[What is expected]
Transcribe the records below from the first line to the line that includes "6.8e-6, 6.8e-6, 5.7e-6];", inclusive, and omit the pictures.

[Input rows]

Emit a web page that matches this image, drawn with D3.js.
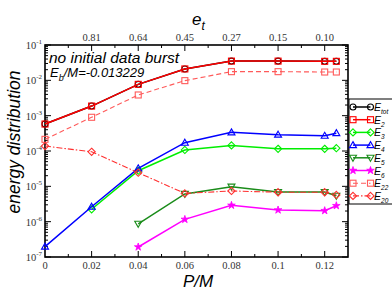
<!DOCTYPE html>
<html>
<head>
<meta charset="utf-8">
<script src="https://cdn.jsdelivr.net/npm/d3@7"></script>
<style>
  html, body { margin:0; padding:0; background:#fff; }
  svg { display:block; }
</style>
</head>
<body>
<svg id="chart" width="392" height="303"></svg>
<script>
// ---- data ----
const xPM = [0, 0.02, 0.04, 0.06, 0.08, 0.1, 0.12, 0.125];
const xTicks = [0, 0.02, 0.04, 0.06, 0.08, 0.1, 0.12];
const xTickLabels = ["0", "0.02", "0.04", "0.06", "0.08", "0.1", "0.12"];
const etTickPos = [0.02, 0.04, 0.06, 0.08, 0.1, 0.12];
const etTickLabels = ["0.81", "0.64", "0.45", "0.27", "0.15", "0.10"];
const yDecades = [-7, -6, -5, -4, -3, -2, -1];

const eTot = [5.8e-4, 1.87e-3, 7.7e-3, 2.1e-2, 3.5e-2, 3.5e-2, 3.45e-2, 3.45e-2];
const e2   = [5.8e-4, 1.87e-3, 7.7e-3, 2.1e-2, 3.5e-2, 3.5e-2, 3.45e-2, 3.45e-2];
const e3   = [null, 2.24e-6, 2.77e-5, 1.07e-4, 1.44e-4, 1.15e-4, 1.15e-4, 1.2e-4];
const e4   = [1.96e-7, 2.65e-6, 3.23e-5, 1.72e-4, 3.37e-4, 2.9e-4, 2.7e-4, 3.2e-4];
const e5   = [null, null, 8.7e-7, 6.1e-6, 9.8e-6, 6.9e-6, 6.9e-6, 5.4e-6];
const e6   = [null, null, 1.92e-7, 1.16e-6, 2.9e-6, 2.14e-6, 2.05e-6, 2.83e-6];
const e22  = [2.14e-4, 9.0e-4, 3.85e-3, 9.8e-3, 1.76e-2, 1.76e-2, 1.72e-2, 1.72e-2];
const e20  = [1.38e-4, 9.5e-5, 2.43e-5, 6.3e-6, 7.4e-6, 6.8e-6, 6.8e-6, 5.7e-6];

const series = [
  { name:"tot", vals:eTot, color:"#000000", sym:"circle",   dash:null,        fill:"none" },
  { name:"2",   vals:e2,   color:"#ff0000", sym:"square",   dash:null,        fill:"none" },
  { name:"3",   vals:e3,   color:"#00ee00", sym:"diamond",  dash:null,        fill:"none" },
  { name:"4",   vals:e4,   color:"#0000ff", sym:"triUp",    dash:null,        fill:"none" },
  { name:"5",   vals:e5,   color:"#1a8c1a", sym:"triDown",  dash:null,        fill:"none" },
  { name:"6",   vals:e6,   color:"#ff00ff", sym:"star",     dash:null,        fill:"#ff00ff" },
  { name:"22",  vals:e22,  color:"#ff5a5a", sym:"square",   dash:"5,3",       fill:"none" },
  { name:"20",  vals:e20,  color:"#ff3030", sym:"diamond",  dash:"6,2,1.5,2", fill:"none" }
];

// ---- layout ----
const P = { l:45, r:348, t:45, b:257 };
const svg = d3.select("#chart");

const x = d3.scaleLinear().domain([0, 0.13]).range([P.l, P.r]);
const y = d3.scaleLog().domain([1e-7, 1e-1]).range([P.b, P.t]);

/* ---------- symbols ---------- */
function drawSymbol(g, kind, cx, cy, color, fill){
  const r = 3.0;
  if(kind === "circle"){
    g.append("circle").attr("cx",cx).attr("cy",cy).attr("r",r)
      .attr("fill",fill).attr("stroke",color).attr("stroke-width",1.1);
  } else if(kind === "square"){
    g.append("rect").attr("x",cx-r).attr("y",cy-r).attr("width",2*r).attr("height",2*r)
      .attr("fill",fill).attr("stroke",color).attr("stroke-width",1.1);
  } else if(kind === "diamond"){
    g.append("path").attr("d",`M${cx},${cy-r-0.6}L${cx+r+0.6},${cy}L${cx},${cy+r+0.6}L${cx-r-0.6},${cy}Z`)
      .attr("fill",fill).attr("stroke",color).attr("stroke-width",1.1);
  } else if(kind === "triUp"){
    g.append("path").attr("d",`M${cx},${cy-r-0.5}L${cx+r+0.5},${cy+r-0.5}L${cx-r-0.5},${cy+r-0.5}Z`)
      .attr("fill",fill).attr("stroke",color).attr("stroke-width",1.1);
  } else if(kind === "triDown"){
    g.append("path").attr("d",`M${cx},${cy+r+0.5}L${cx+r+0.5},${cy-r+0.5}L${cx-r-0.5},${cy-r+0.5}Z`)
      .attr("fill",fill).attr("stroke",color).attr("stroke-width",1.1);
  } else if(kind === "star"){
    g.append("path").attr("d", d3.symbol(d3.symbolStar, 18)())
      .attr("transform",`translate(${cx},${cy})`)
      .attr("fill",fill).attr("stroke",color).attr("stroke-width",0.8);
  }
}

/* ---------- frame + ticks ---------- */
const tickFont = "'Liberation Serif','DejaVu Serif',serif";
const labFont = "'Liberation Sans','DejaVu Sans',Arial,sans-serif";

const ticks = svg.append("g").attr("stroke","#000").attr("stroke-width",1);
xTicks.slice(1).forEach(v => {
  ticks.append("line").attr("x1",x(v)).attr("x2",x(v)).attr("y1",P.b).attr("y2",P.b-6);
  ticks.append("line").attr("x1",x(v)).attr("x2",x(v)).attr("y1",P.t).attr("y2",P.t+6);
});
d3.range(1, 13, 2).map(i => i/100).forEach(v => {
  ticks.append("line").attr("x1",x(v)).attr("x2",x(v)).attr("y1",P.b).attr("y2",P.b-3);
  ticks.append("line").attr("x1",x(v)).attr("x2",x(v)).attr("y1",P.t).attr("y2",P.t+3);
});
yDecades.forEach(d => {
  const v = Math.pow(10, d);
  ticks.append("line").attr("x1",P.l).attr("x2",P.l+6).attr("y1",y(v)).attr("y2",y(v));
  ticks.append("line").attr("x1",P.r).attr("x2",P.r-6).attr("y1",y(v)).attr("y2",y(v));
  if(d < -1){
    for(let k=2;k<=9;k++){
      const m = k*v;
      ticks.append("line").attr("x1",P.l).attr("x2",P.l+3).attr("y1",y(m)).attr("y2",y(m));
      ticks.append("line").attr("x1",P.r).attr("x2",P.r-3).attr("y1",y(m)).attr("y2",y(m));
    }
  }
});

svg.append("rect").attr("x",P.l).attr("y",P.t).attr("width",P.r-P.l).attr("height",P.b-P.t)
  .attr("fill","none").attr("stroke","#000").attr("stroke-width",1.6);

svg.append("g").selectAll("text").data(xTicks).join("text")
  .attr("x",d=>x(d)).attr("y",P.b+12).attr("text-anchor","middle")
  .attr("font-family",tickFont).attr("font-size",10.5).attr("fill","#333")
  .text((d,i)=>xTickLabels[i]);

svg.append("g").selectAll("text").data(etTickPos).join("text")
  .attr("x",d=>x(d)).attr("y",P.t-4).attr("text-anchor","middle")
  .attr("font-family",tickFont).attr("font-size",10.5).attr("fill","#333")
  .text((d,i)=>etTickLabels[i]);

yDecades.forEach(d => {
  const t = svg.append("text").attr("x",P.l-3).attr("y",y(Math.pow(10,d))+4)
    .attr("text-anchor","end").attr("font-family",tickFont).attr("font-size",10.5).attr("fill","#333");
  t.append("tspan").text("10");
  t.append("tspan").attr("font-size",7).attr("dy",-5).text(String(d));
});

/* ---------- series ---------- */
const line = d3.line().defined(d => d[1] != null)
  .x(d => x(d[0])).y(d => y(d[1]));

series.forEach(s => {
  const pts = xPM.map((xv,i) => [xv, s.vals[i]]);
  svg.append("path").attr("d", line(pts))
    .attr("fill","none").attr("stroke",s.color)
    .attr("stroke-width", s.dash ? 1.1 : 1.5)
    .attr("stroke-dasharray", s.dash);
  const g = svg.append("g");
  pts.filter(p => p[1] != null).forEach(p => drawSymbol(g, s.sym, x(p[0]), y(p[1]), s.color, s.fill));
});

/* ---------- legend ---------- */
const lg = svg.append("g");
lg.append("rect").attr("x",349).attr("y",99).attr("width",50).attr("height",105)
  .attr("fill","#fff").attr("stroke","#000").attr("stroke-width",1);
series.forEach((s,i) => {
  const cy = 107 + i*12.7;
  lg.append("line").attr("x1",353).attr("x2",370.5).attr("y1",cy).attr("y2",cy)
    .attr("stroke",s.color).attr("stroke-width",s.dash?1.1:1.5).attr("stroke-dasharray",s.dash);
  drawSymbol(lg, s.sym, 353, cy, s.color, s.fill);
  drawSymbol(lg, s.sym, 370.5, cy, s.color, s.fill);
  const t = lg.append("text").attr("x",374).attr("y",cy+4)
    .attr("font-family",labFont).attr("font-style","italic").attr("font-size",10.5);
  t.append("tspan").text("E");
  t.append("tspan").attr("font-size",6.5).attr("dy",3).text(s.name);
});

/* ---------- labels ---------- */
svg.append("text").attr("x",49).attr("y",63)
  .attr("font-family",labFont).attr("font-style","italic").attr("font-size",15.5)
  .text("no initial data burst");
const eb = svg.append("text").attr("x",50).attr("y",77)
  .attr("font-family",labFont).attr("font-style","italic").attr("font-size",13);
eb.append("tspan").text("E");
eb.append("tspan").attr("font-size",9).attr("dy",4).text("b");
eb.append("tspan").attr("dy",-4).text("/M=-0.013229");

svg.append("text").attr("x",198).attr("y",287).attr("text-anchor","middle")
  .attr("font-family",labFont).attr("font-style","italic").attr("font-size",17)
  .text("P/M");

const et = svg.append("text").attr("x",192).attr("y",25)
  .attr("font-family",labFont).attr("font-style","italic").attr("font-size",17);
et.append("tspan").text("e");
et.append("tspan").attr("font-size",12).attr("dy",5).text("t");

svg.append("text").attr("transform","translate(20,142) rotate(-90)")
  .attr("text-anchor","middle")
  .attr("font-family",labFont).attr("font-style","italic").attr("font-size",17.5)
  .text("energy distribution");
</script>
</body>
</html>
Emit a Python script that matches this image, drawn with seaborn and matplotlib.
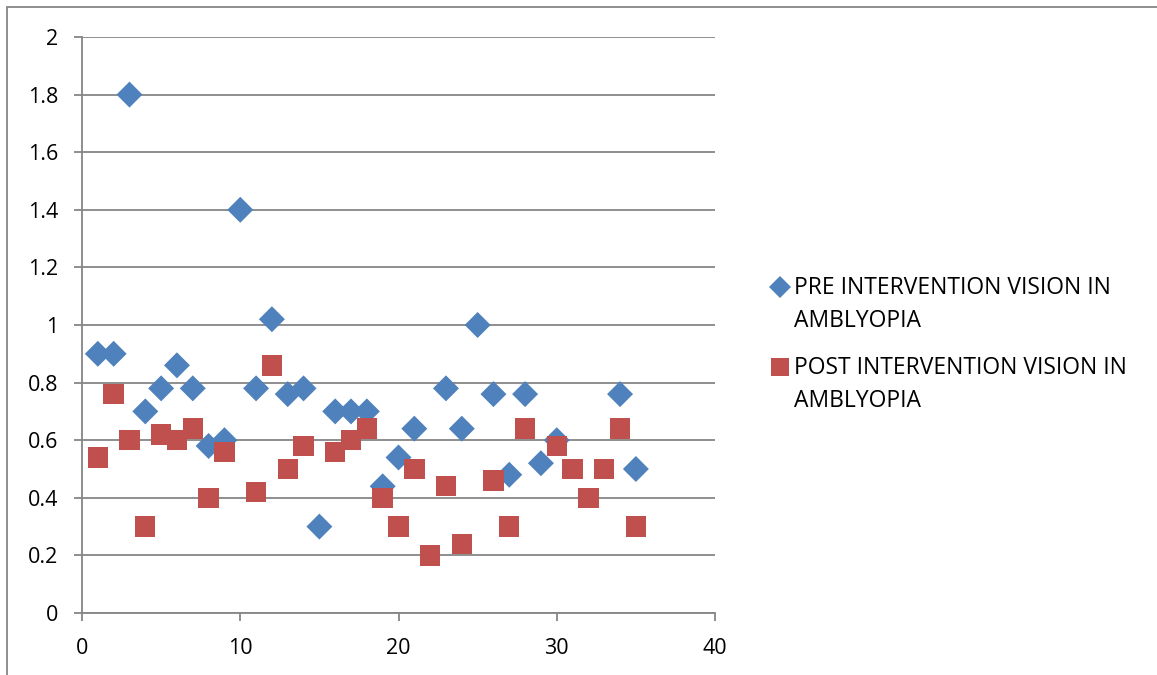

[Solution to this problem]
Emit a web page that matches this image, drawn with D3.js.
<!DOCTYPE html>
<html>
<head>
<meta charset="utf-8">
<script src="https://cdn.jsdelivr.net/npm/d3@7"></script>
<style>
  html, body { margin:0; padding:0; background:#fff; }
  svg { display:block; }
</style>
</head>
<body>
<svg id="chart" width="392" height="303"></svg>
<script>
// ---- data ----
const xPM = [0, 0.02, 0.04, 0.06, 0.08, 0.1, 0.12, 0.125];
const xTicks = [0, 0.02, 0.04, 0.06, 0.08, 0.1, 0.12];
const xTickLabels = ["0", "0.02", "0.04", "0.06", "0.08", "0.1", "0.12"];
const etTickPos = [0.02, 0.04, 0.06, 0.08, 0.1, 0.12];
const etTickLabels = ["0.81", "0.64", "0.45", "0.27", "0.15", "0.10"];
const yDecades = [-7, -6, -5, -4, -3, -2, -1];

const eTot = [5.8e-4, 1.87e-3, 7.7e-3, 2.1e-2, 3.5e-2, 3.5e-2, 3.45e-2, 3.45e-2];
const e2   = [5.8e-4, 1.87e-3, 7.7e-3, 2.1e-2, 3.5e-2, 3.5e-2, 3.45e-2, 3.45e-2];
const e3   = [null, 2.24e-6, 2.77e-5, 1.07e-4, 1.44e-4, 1.15e-4, 1.15e-4, 1.2e-4];
const e4   = [1.96e-7, 2.65e-6, 3.23e-5, 1.72e-4, 3.37e-4, 2.9e-4, 2.7e-4, 3.2e-4];
const e5   = [null, null, 8.7e-7, 6.1e-6, 9.8e-6, 6.9e-6, 6.9e-6, 5.4e-6];
const e6   = [null, null, 1.92e-7, 1.16e-6, 2.9e-6, 2.14e-6, 2.05e-6, 2.83e-6];
const e22  = [2.14e-4, 9.0e-4, 3.85e-3, 9.8e-3, 1.76e-2, 1.76e-2, 1.72e-2, 1.72e-2];
const e20  = [1.38e-4, 9.5e-5, 2.43e-5, 6.3e-6, 7.4e-6, 6.8e-6, 6.8e-6, 5.7e-6];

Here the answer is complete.